Gas lights may be seen about 18 minutes in. Not lit, but perhaps still in working order.

And a bit O/T but vintage technology, the parcels being conveyed on the train included a Tilley paraffin clothes iron, just before the view of the gas lights.

Re: OTD - 1st February (2003) - Space Shuttle Columbia breaks up killing 7
Posted by grahame at 07:14, 4th February 2022
 
Pedant alert, gas was not used regularly for heating of railway carriages.

[snip]

Gas WAS used for lighting on trains, and was rather a fire risk under normal conditions and a very severe fire risk in case of accident.


Many thanks for that correction and all the extra data - much appreciated.  I have gone back to the original article and amended it to give the right information, as these "on this day" articles just might end up being highlighted again on this day in later years too and become "reference material", a book, or a video game!

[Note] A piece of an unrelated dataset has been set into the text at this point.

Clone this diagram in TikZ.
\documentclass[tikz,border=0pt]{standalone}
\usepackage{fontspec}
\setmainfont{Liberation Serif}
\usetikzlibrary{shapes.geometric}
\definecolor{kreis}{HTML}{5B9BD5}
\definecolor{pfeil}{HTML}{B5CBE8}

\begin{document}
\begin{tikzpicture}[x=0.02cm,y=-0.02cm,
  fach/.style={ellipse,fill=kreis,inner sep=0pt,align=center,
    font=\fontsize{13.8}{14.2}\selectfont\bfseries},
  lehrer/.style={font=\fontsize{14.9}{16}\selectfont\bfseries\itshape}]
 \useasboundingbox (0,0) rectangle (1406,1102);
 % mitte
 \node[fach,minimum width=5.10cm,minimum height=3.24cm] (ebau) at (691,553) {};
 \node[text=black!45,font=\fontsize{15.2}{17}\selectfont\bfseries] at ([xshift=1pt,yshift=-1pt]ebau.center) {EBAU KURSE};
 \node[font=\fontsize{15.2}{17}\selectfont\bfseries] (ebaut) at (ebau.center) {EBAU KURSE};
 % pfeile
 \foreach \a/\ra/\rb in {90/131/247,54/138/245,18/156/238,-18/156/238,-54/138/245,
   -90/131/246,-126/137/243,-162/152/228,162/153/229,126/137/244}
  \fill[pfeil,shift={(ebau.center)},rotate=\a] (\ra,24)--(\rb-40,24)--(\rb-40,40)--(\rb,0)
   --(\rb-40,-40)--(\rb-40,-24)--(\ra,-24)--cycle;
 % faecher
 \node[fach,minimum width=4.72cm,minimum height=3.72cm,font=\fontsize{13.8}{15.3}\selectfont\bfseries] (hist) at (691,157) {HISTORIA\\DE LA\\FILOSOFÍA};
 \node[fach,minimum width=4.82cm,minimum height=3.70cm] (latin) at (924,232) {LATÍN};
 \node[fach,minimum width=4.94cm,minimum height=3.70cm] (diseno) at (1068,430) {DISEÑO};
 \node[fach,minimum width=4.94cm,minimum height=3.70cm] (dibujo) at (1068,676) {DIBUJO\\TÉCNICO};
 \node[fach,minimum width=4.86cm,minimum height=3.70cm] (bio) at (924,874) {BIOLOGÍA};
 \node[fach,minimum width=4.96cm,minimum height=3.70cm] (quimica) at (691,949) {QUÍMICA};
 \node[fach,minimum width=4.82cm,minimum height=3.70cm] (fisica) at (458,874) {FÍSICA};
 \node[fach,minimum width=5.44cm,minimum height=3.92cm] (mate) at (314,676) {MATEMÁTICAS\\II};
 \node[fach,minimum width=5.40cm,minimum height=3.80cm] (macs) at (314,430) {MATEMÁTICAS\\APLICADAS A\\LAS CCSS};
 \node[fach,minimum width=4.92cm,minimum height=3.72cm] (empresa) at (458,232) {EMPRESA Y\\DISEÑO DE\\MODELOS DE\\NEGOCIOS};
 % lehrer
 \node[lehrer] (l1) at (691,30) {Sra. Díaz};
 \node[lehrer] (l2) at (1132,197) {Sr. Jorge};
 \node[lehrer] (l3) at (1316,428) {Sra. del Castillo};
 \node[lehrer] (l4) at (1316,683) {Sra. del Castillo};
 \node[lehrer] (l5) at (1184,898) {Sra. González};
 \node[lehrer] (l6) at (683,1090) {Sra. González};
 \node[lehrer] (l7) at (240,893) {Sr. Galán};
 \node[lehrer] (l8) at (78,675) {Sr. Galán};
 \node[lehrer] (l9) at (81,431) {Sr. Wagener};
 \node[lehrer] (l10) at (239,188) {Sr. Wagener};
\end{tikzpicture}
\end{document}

Re: OTD - 1st February (2003) - Space Shuttle Columbia breaks up killing 7
Posted by broadgage at 06:41, 4th February 2022
 
Pedant alert, gas was not used regularly for heating of railway carriages. Heating was generally steam from a steam locomotive, or an early diesel locomotive fitted with an oil burning steam heat boiler.
Waste heat from the engines is sometimes used on DMUs. Ye olde Hampshire units had engine derived heat in the coach with the engine and electric heat in the other vehicles.

Electric heat is now the norm.

Gas WAS used for lighting on trains, and was rather a fire risk under normal conditions and a very severe fire risk in case of accident.
In an accident it was almost inevitable that the gas pipes would be broken and the gas ignited, resulting in a general conflagration. Many victims who survived collision or derailment, burnt to death before they could be rescued. In one particularly horrific accident, many troops burnt to death in a train fire. It was reported that many men trapped in the burning wreckage begged for their officers to shoot them. Quintinshill I believe, during the first war, the death toll was over 200 but was never accurately established as the regimental records were destroyed in the fire.

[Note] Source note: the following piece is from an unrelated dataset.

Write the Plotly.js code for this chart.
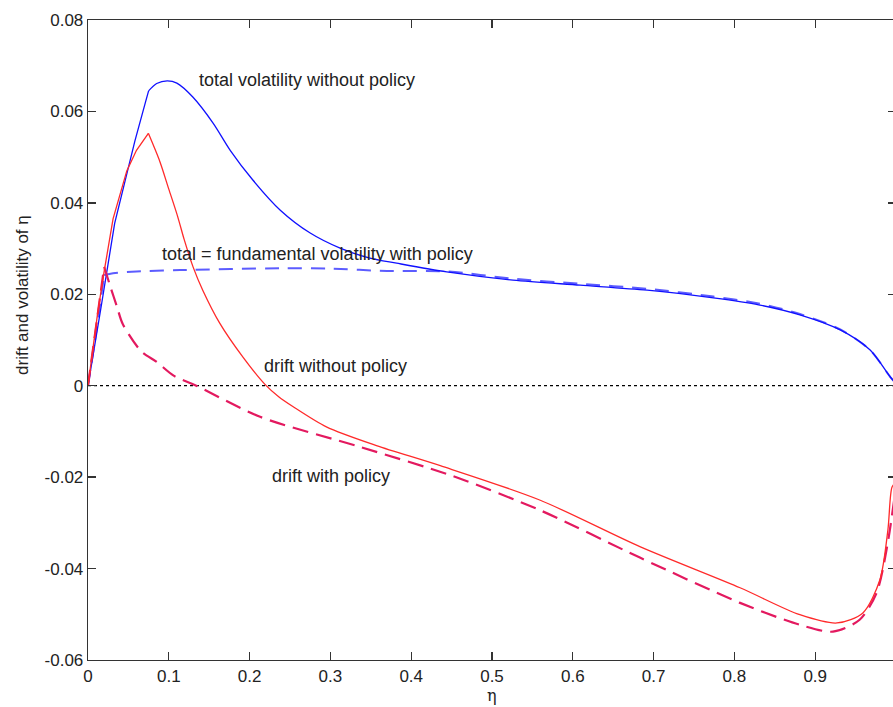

Gas lighting did not cause the accident, it was caused by human error on the part of the signalmen. Gas lighting did however substantially increase the death toll.
That particular disaster lead to calls for electric lighting to be a requirement on all trains, and this was eventually achieved.

At least three different gas lighting systems were used, "oil gas" produced by the patented process of a Mr Pintsch, acetylene, and propane. All contained in metal tanks or cylinders stored under the coach.
A few very early systems used town gas contained in a canvas bag on the roof ! VERY early underground trains used this. Steam locomotive, in a tunnel, and flammable gas stored in bag on the roof, what could possibly go wrong.

I traveled on a train with working gas lights in about 1966. Gas lighting was IIRC meant to be banned by then, but BR still had a few gas lit coaches that were restricted to daylight use only. The train was late and darkness fell and the guard lit the gas lights !


OTD - 1st February (2003) - Space Shuttle Columbia breaks up killing 7
Posted by grahame at 23:00, 31st January 2022
 
From Space.com

The Columbia disaster occurred On Feb. 1, 2003, when NASA’s space shuttle Columbia broke up as it returned to Earth, killing the seven astronauts on board. NASA suspended space shuttle flights for more than two years as it investigated the cause of the Columbia disaster.

An investigation board determined that a large piece of foam fell from the shuttle's external tank and breached the spacecraft wing. This problem with foam had been known for years, and NASA came under intense scrutiny in Congress and in the media for allowing the situation to continue.

See also https://en.wikipedia.org/wiki/Space_Shuttle_Columbia_disaster

Not a railway story, but a common transport thread that moving around has its risks (and for the writer of "On this day" things that go wrong are remembered by their day and month and provide easy material on otherwise quiet days).

But in history there's always been a common thread where problems are known and issues observed, but minimal attention is paid to them and lessons are not learned until there's a really spectacular accident.   Take a look (on rail) at absolute block working, at gas heating lighting in carriages, at continuous brakes, at single in tokens and interlocking, at signals passed at danger and you'll find repetition.  And so you see that Columbia was lost to a known problem.

Whilst there are still repeats to this day, I celebrate the RAIB - Rail Accident Investigation Branch - who help keep them to a minimum.  I really don't want too many more "easy" days where there's a big accident to report.